Kur'an-ı Kerim ve Türkçe Meali Sayfa 280
111. O gün (kıyamet günü) her nefis, kendini kurtarmanın mücadelesini vererek gelir. Ama her nefse yapmış olduklarının karşılığı ödenir ve asla haksızlığa uğratılmazlar.
112. Allah size bir kasabanın misalini verir. Herkes güven içinde ve bulundukları durumdan memnun, rızıkları her yerden bolca gelirken, sonra onlar Allah'ın nimetlerini inkara kalkıştılar. Allah da onlara yaptıklarının karşılığında, açlık ve korku azabını tattırmıştı.
113. Halbuki onlara kendi içlerinden bir elçi gelmişti de onlar, o elçiyi yalanlamıştı. Zulümlerine devam ettikleri bir zamanda onları azap yakalamıştı.
114. Allah'ın size rızık olarak verdiklerinin helal ve temiz olanlarından yiyin. Eğer yalnızca O na kulluk etmek istiyorsanız, nimetlerinden dolayı Allah'a şükredin.
115. Allah size ölü etini (leş), kanı, domuz etini ve Allah dan başkası adına kesilenleri yemeyi yasaklıyor. Kim zorda kalırsa onların haramlılığına (helal etmeye kalkarak) isyan etmemek ve haddi aşmamak koşuluyla yiyebilir. Allah bağışlayan ve merhamet edendir.
116. Dillerinizde yalanları alışkanlık haline getirip, Allah adına yalan söyleyerek, rast gele bu helaldir, şu haramdır demeyin. Allah adına yalan söyleyenler, asla kurtuluşa eremezler.

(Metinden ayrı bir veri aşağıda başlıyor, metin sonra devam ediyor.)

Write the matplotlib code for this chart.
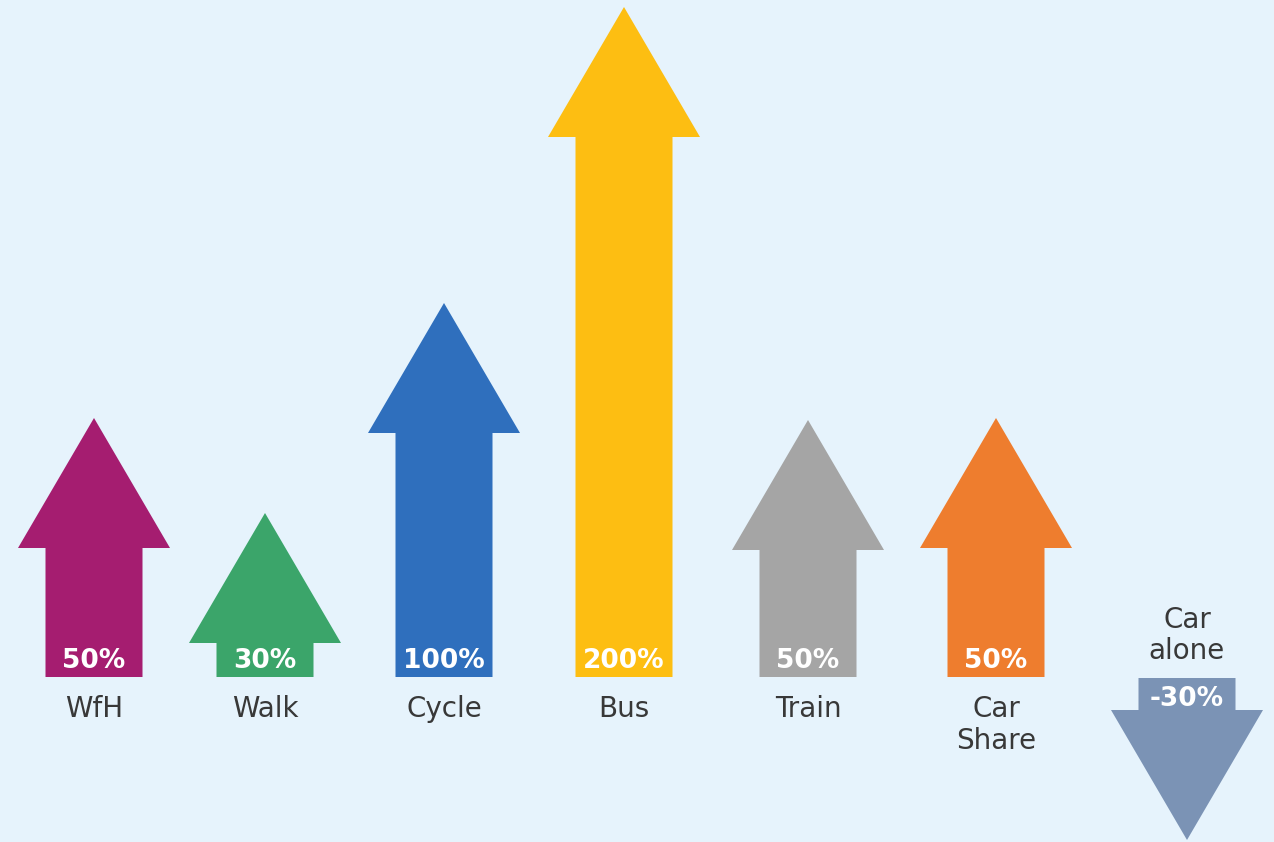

117. (Bu şekilde yalanlarla) Bir müddet yaşayıp giderler ama onlar için acıklı bir azap vardır.
118. Yahudi olanlara da daha önceden, sana anlattıklarımızı haram etmiştik. Allah onlara zulmetmedi ama, (Bu yasaklara uymamalarından dolayı) onlar kendi nefislerine zulüm ettiler.